DPR’s $100M Prefab Lab Signals Death of Traditional Stick-Built HVAC and Plumbing Installs
Executive Brief
The Gist: DPR Construction just opened a Silicon Valley prefabrication facility designed to mass-produce modular components for data centers and mission-critical buildings—a move that will force residential and commercial contractors to rethink labor models or lose bids to prefab competitors by 2027.
- The Trap: Thinking this only affects “big commercial guys”—prefab HVAC racks, plumbing manifolds, and electrical assemblies are already 30% cheaper than field labor in metro markets.
- The Play: Partner with prefab suppliers NOW or invest in your own shop assembly process before customers demand it (and before your competitors undercut you by 20%).
Why This Matters
DPR didn’t build this lab for fun. They’re responding to brutal labor shortages and customer demands for speed. Data centers can’t wait 18 months for a traditional build—they need plug-and-play mechanical systems assembled off-site, tested in a controlled environment, and installed in days, not weeks.
Here’s the financial reality: A traditional HVAC install for a 50,000 sq ft commercial building might cost $400K in labor over 8 weeks. A prefab modular system? Same job, $280K, installed in 3 weeks. The 30% savings isn’t just material—it’s reduced supervision, zero weather delays, and fewer callbacks.
Small contractors think, “I don’t do data centers.” Wrong mindset. The technology trickles down fast. By 2026, residential builders are already using prefab plumbing trees for multifamily units. HVAC contractors are buying pre-assembled ductless mini-split manifolds instead of field-fabricating them. If you’re still bending sheet metal on-site in 2027, you’re the Blockbuster Video of HVAC—and your competitor just became Netflix.
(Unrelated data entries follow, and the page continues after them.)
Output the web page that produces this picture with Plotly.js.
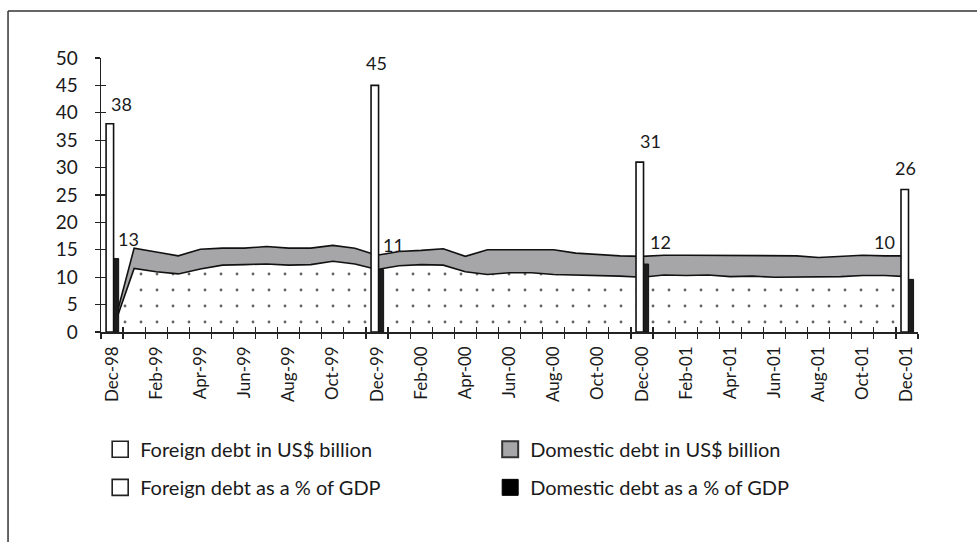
<!DOCTYPE html>
<html>
<head>
<meta charset="utf-8">
<script src="https://cdn.plot.ly/plotly-3.0.1.min.js"></script>
<style>html,body{margin:0;padding:0;background:#fff}#chart{width:977px;height:542px}</style>
</head>
<body>
<div id="chart"></div>
<script>
// ---- Data ----
const months = ['Dec-98','Jan-99','Feb-99','Mar-99','Apr-99','May-99','Jun-99','Jul-99','Aug-99','Sep-99','Oct-99','Nov-99',
  'Dec-99','Jan-00','Feb-00','Mar-00','Apr-00','May-00','Jun-00','Jul-00','Aug-00','Sep-00','Oct-00','Nov-00',
  'Dec-00','Jan-01','Feb-01','Mar-01','Apr-01','May-01','Jun-01','Jul-01','Aug-01','Sep-01','Oct-01','Nov-01','Dec-01'];
const tickLabels = ['Dec-98','','Feb-99','','Apr-99','','Jun-99','','Aug-99','','Oct-99','',
  'Dec-99','','Feb-00','','Apr-00','','Jun-00','','Aug-00','','Oct-00','',
  'Dec-00','','Feb-01','','Apr-01','','Jun-01','','Aug-01','','Oct-01','','Dec-01'];
const foreignUSD = [0, 11.6, 11.0, 10.6, 11.5, 12.2, 12.3, 12.4, 12.2, 12.3, 12.9, 12.4,
  11.4, 12.1, 12.3, 12.2, 11.0, 10.5, 10.8, 10.8, 10.5, 10.4, 10.4, 10.2,
  10.0, 10.4, 10.3, 10.4, 10.1, 10.2, 10.0, 10.0, 10.0, 10.1, 10.3, 10.3, 10.1];
const domesticUSD = [0, 3.7, 3.6, 3.3, 3.6, 3.1, 3.0, 3.2, 3.1, 3.0, 2.9, 2.9,
  2.6, 2.6, 2.6, 3.0, 2.8, 4.5, 4.2, 4.2, 4.5, 4.0, 3.7, 3.7,
  3.8, 3.6, 3.7, 3.6, 3.8, 3.7, 3.9, 3.9, 3.6, 3.7, 3.7, 3.6, 3.8];
const barMonths = ['Dec-98','Dec-99','Dec-00','Dec-01'];
const foreignPctGDP = [38, 45, 31, 26];
const domesticPctGDP = [13.4, 11.4, 12.4, 9.6];
const seriesNames = ['Foreign debt in US$ billion','Domestic debt in US$ billion',
  'Foreign debt as a % of GDP','Domestic debt as a % of GDP'];

// ---- Styles ----
const FONT = 'Lato, "Open Sans", sans-serif';
const INK = '#1a1a1a';
const foreignLabelShift = [[9,20],[-1,22],[9,21],[-1,22]];
const domesticLabelShift = [[16,20],[16,25],[19,22],[-22,37]];

const traces = [
  {type:'scatter', x:months, y:foreignUSD, stackgroup:'usd', mode:'lines',
   line:{color:'#111', width:1.6}, fillcolor:'#ffffff',
   fillpattern:{shape:'.', fgcolor:'#666', bgcolor:'#ffffff', size:16, solidity:0.025},
   showlegend:false, hoverinfo:'skip'},
  {type:'scatter', x:months, y:domesticUSD, stackgroup:'usd', mode:'lines',
   line:{color:'#111', width:1.6}, fillcolor:'#a6a6a8', showlegend:false, hoverinfo:'skip'},
  {type:'bar', x:barMonths, y:foreignPctGDP, xaxis:'x2', yaxis:'y2',
   width:0.34, offset:-0.27, marker:{color:'#ffffff', line:{color:'#111', width:1.6}},
   showlegend:false},
  {type:'bar', x:barMonths, y:domesticPctGDP, xaxis:'x2', yaxis:'y2',
   width:0.23, offset:0.07, marker:{color:'#1c1c1c', line:{color:'#111', width:1}},
   showlegend:false},
  // legend entries
  {type:'scatter', mode:'markers', x:[null], y:[null], name:seriesNames[0], legend:'legend',
   marker:{symbol:'square', size:16, color:'#ffffff', line:{color:'#222', width:1.6}}},
  {type:'scatter', mode:'markers', x:[null], y:[null], name:seriesNames[1], legend:'legend',
   marker:{symbol:'square', size:16, color:'#a6a6a8', line:{color:'#333', width:2}}},
  {type:'scatter', mode:'markers', x:[null], y:[null], name:seriesNames[2], legend:'legend2',
   marker:{symbol:'square', size:16, color:'#ffffff', line:{color:'#222', width:1.6}}},
  {type:'scatter', mode:'markers', x:[null], y:[null], name:seriesNames[3], legend:'legend2',
   marker:{symbol:'square', size:16, color:'#000000', line:{color:'#000', width:1}}}
];

const annotations = [];
barMonths.forEach((m,i)=>{
  annotations.push({x:m, y:foreignPctGDP[i], xref:'x2', yref:'y2', text:String(Math.round(foreignPctGDP[i])),
    showarrow:false, xanchor:'center', yanchor:'middle', xshift:foreignLabelShift[i][0], yshift:foreignLabelShift[i][1],
    font:{family:FONT, size:18, color:INK}});
  annotations.push({x:m, y:domesticPctGDP[i], xref:'x2', yref:'y2', text:String(Math.round(domesticPctGDP[i])),
    showarrow:false, xanchor:'center', yanchor:'middle', xshift:domesticLabelShift[i][0], yshift:domesticLabelShift[i][1],
    font:{family:FONT, size:18, color:INK}});
});

const xBase = {type:'category', categoryorder:'array', categoryarray:months, range:[-0.5, 36.5],
  tickvals:months, tickson:'boundaries', showgrid:false, zeroline:false, fixedrange:true};
const yBase = {range:[0,50], dtick:5, tick0:0, showgrid:false, zeroline:false, fixedrange:true};

const legendBase = {orientation:'h', x:-0.001, xanchor:'left', yanchor:'middle', entrywidth:345,
  traceorder:'normal', font:{family:FONT, size:20, color:INK}, bgcolor:'rgba(0,0,0,0)', itemclick:false};

const layout = {
  width:977, height:542,
  margin:{l:101, r:59, t:58, b:210},
  paper_bgcolor:'#ffffff', plot_bgcolor:'rgba(0,0,0,0)',
  font:{family:FONT, color:INK},
  barmode:'overlay',
  xaxis:Object.assign({}, xBase, {ticktext:tickLabels, tickangle:-90, ticks:'outside', ticklen:5, tickwidth:1.2,
    tickcolor:'#222', showline:true, linecolor:'#222', linewidth:1.5,
    tickfont:{family:FONT, size:17, color:INK}, ticklabelstandoff:6}),
  xaxis2:Object.assign({}, xBase, {overlaying:'x', ticktext:tickLabels.map(()=> ''), showticklabels:false,
    ticks:'inside', ticklen:5, tickwidth:1.2, tickcolor:'#222', showline:false}),
  yaxis:Object.assign({}, yBase, {ticks:'outside', ticklen:5, tickwidth:1.2, tickcolor:'#222',
    showline:true, linecolor:'#222', linewidth:1.5, tickfont:{family:FONT, size:19, color:INK}, ticklabelstandoff:13}),
  yaxis2:Object.assign({}, yBase, {overlaying:'y', side:'left', ticks:'inside', ticklen:5, tickwidth:1.2,
    tickcolor:'#222', showticklabels:false, showline:false}),
  legend:Object.assign({}, legendBase, {y:-0.428}),
  legend2:Object.assign({}, legendBase, {y:-0.567}),
  shapes:[
    {type:'line', xref:'paper', yref:'paper', x0:-0.1138, x1:1.08, y0:1.1715, y1:1.1715, line:{color:'#333', width:1.5}},
    {type:'line', xref:'paper', yref:'paper', x0:-0.1138, x1:-0.1138, y0:1.1715, y1:-0.8, line:{color:'#333', width:1.5}}
  ],
  annotations:annotations
};

Plotly.newPlot('chart', traces, layout, {displayModeBar:false, staticPlot:true});
</script>
</body>
</html>
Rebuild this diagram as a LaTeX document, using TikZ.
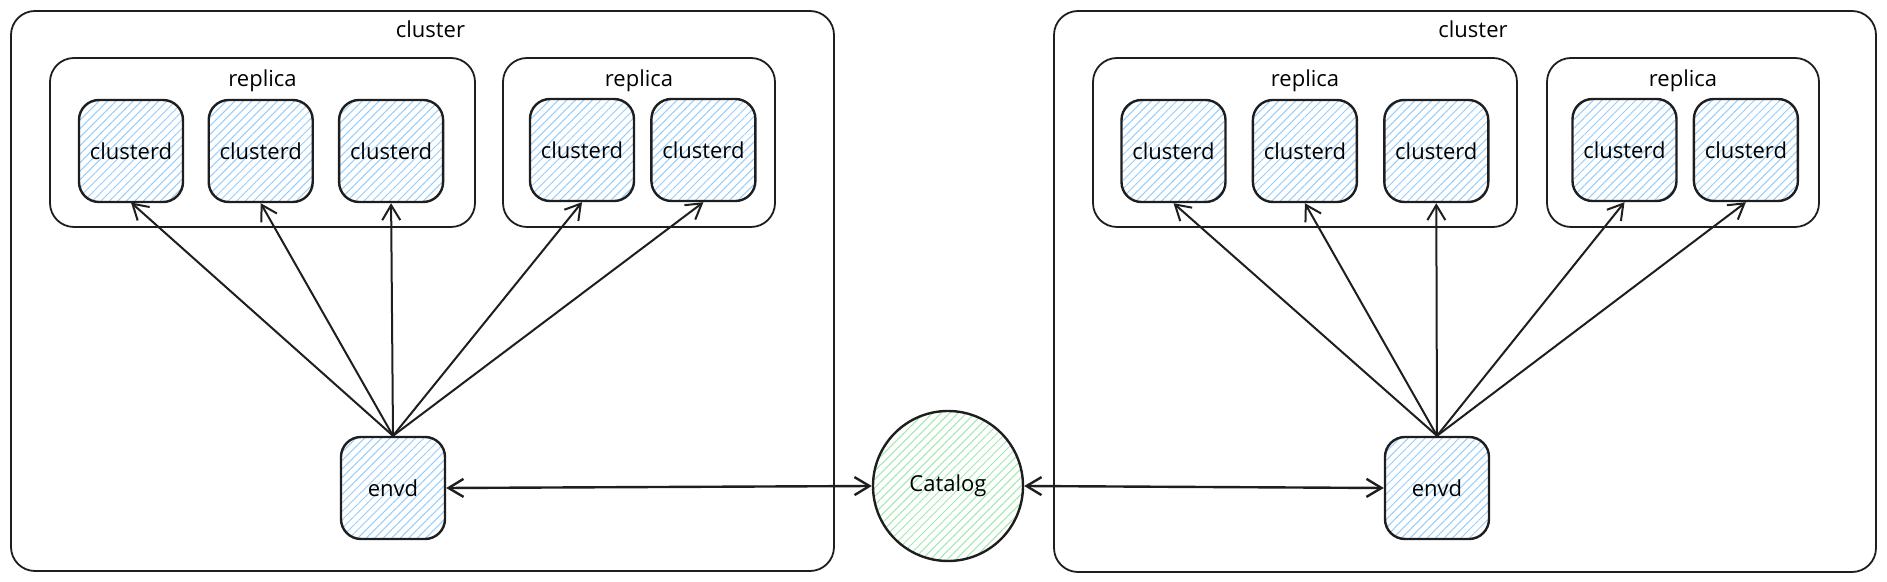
\documentclass[tikz,border=0pt]{standalone}
\usepackage{fontspec}
\setmainfont{Open Sans}
\usepackage{tikz}
\usepackage{xcolor}
\usetikzlibrary{arrows.meta,positioning,patterns.meta}
\definecolor{xline}{RGB}{30,30,30}
\definecolor{xblue}{RGB}{150,205,250}
\definecolor{xgreen}{RGB}{160,232,172}

\begin{document}
\begin{tikzpicture}[x=0.5pt,y=-0.5pt,>={Straight Barb[length=7.5pt,width=9pt]},
  grp/.style={draw=xline,line width=0.9pt,rounded corners=12pt},
  proc/.style={draw=xline,line width=1.2pt,rounded corners=10pt,
    minimum width=52pt,minimum height=51pt,inner sep=0pt,
    pattern={Lines[angle=45,distance=3pt,line width=0.5pt]},pattern color=xblue},
  lab/.style={font=\fontsize{11}{13}\selectfont},
  link/.style={draw=xline,line width=1pt,->}]
  \useasboundingbox (0,0) rectangle (1887,582);
  \tikzset{every node/.append style={lab}}

  % clusters
  \node[grp,minimum width=411.5pt,minimum height=280pt] (cl1) at (422.5,291) {};
  \node[grp,minimum width=411pt,minimum height=280.5pt] (cl2) at (1465,291.5) {};
  \node[below=2pt of cl1.north,xshift=4pt] (cl1t) {cluster};
  \node[below=2pt of cl2.north,xshift=4pt] (cl2t) {cluster};

  % replicas
  \node[grp,minimum width=212.5pt,minimum height=84.5pt] (rp1) at (262.5,142.5) {};
  \node[grp,minimum width=136pt,minimum height=84.5pt] (rp2) at (639,142.5) {};
  \node[grp,minimum width=212pt,minimum height=84.5pt] (rp3) at (1305,142.5) {};
  \node[grp,minimum width=136pt,minimum height=84.5pt] (rp4) at (1683,142.5) {};
  \foreach \r in {1,...,4}
    \node[below=3pt of rp\r.north] (rp\r t) {replica};

  % clusterd
  \node[proc] (ca1) at (131,151) {clusterd};
  \node[proc,right=12pt of ca1] (ca2) {clusterd};
  \node[proc,right=12pt of ca2] (ca3) {clusterd};
  \node[proc] (ca4) at (582,150) {clusterd};
  \node[proc,right=7.5pt of ca4] (ca5) {clusterd};
  \node[proc] (cb1) at (1173.5,151) {clusterd};
  \node[proc,right=12.5pt of cb1] (cb2) {clusterd};
  \node[proc,right=12.5pt of cb2] (cb3) {clusterd};
  \node[proc] (cb4) at (1624.5,150) {clusterd};
  \node[proc,right=7.5pt of cb4] (cb5) {clusterd};

  % envd and catalog
  \node[proc] (ea) at (393,488) {envd};
  \node[proc] (eb) at (1437,488) {envd};
  \node[circle,draw=xline,line width=1.2pt,minimum size=75pt,
    pattern={Lines[angle=45,distance=3pt,line width=0.5pt]},pattern color=xgreen] (cat) at (948,486) {Catalog};

  \foreach \i in {1,...,5} {
    \draw[link] (ea.north) -- (ca\i.south);
    \draw[link] (eb.north) -- (cb\i.south);
  }
  \draw[link,<->,line width=1.2pt] (ea.east) -- (cat.west);
  \draw[link,<->,line width=1.2pt] (cat.east) -- (eb.west);
\end{tikzpicture}
\end{document}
The move also signals a shift in where profit lives. It’s no longer in field labor hours—it’s in design-build partnerships, logistics coordination, and final-mile installation expertise. If you can’t pivot to managing prefab workflows, you’ll be stuck competing on price for the shrinking pool of “traditional” jobs.
Contractor FAQ
Q: Should I panic if I’m a small residential contractor doing $500K/year in HVAC replacements?
A: Not yet—but if you’re not quoting prefab mini-split systems by 2026, you’ll lose bids to contractors who are.
Q: What’s the actual cost difference between prefab and stick-built for a typical job?
A: Prefab typically runs 20-30% cheaper on labor, but requires upfront design investment—budget $2K-$5K for engineering drawings on commercial jobs.
Q: Can I compete with DPR’s prefab model without building my own factory?
A: Yes—partner with regional prefab suppliers (Victaulic, Uponor, and MIFAB all offer modular systems) and position yourself as the “installation specialist” who guarantees zero callbacks.
Q: Is this just a Silicon Valley trend, or will it hit my market?
A: It’s already in your market—multifamily developers in Phoenix, Dallas, and Atlanta are demanding prefab plumbing and HVAC to cut 60 days off construction schedules.
Q: Should I raise my prices to offset the competitive threat from prefab?
A: No—lower your labor hours by adopting prefab yourself, then keep prices stable to steal market share from old-school competitors still doing everything on-site.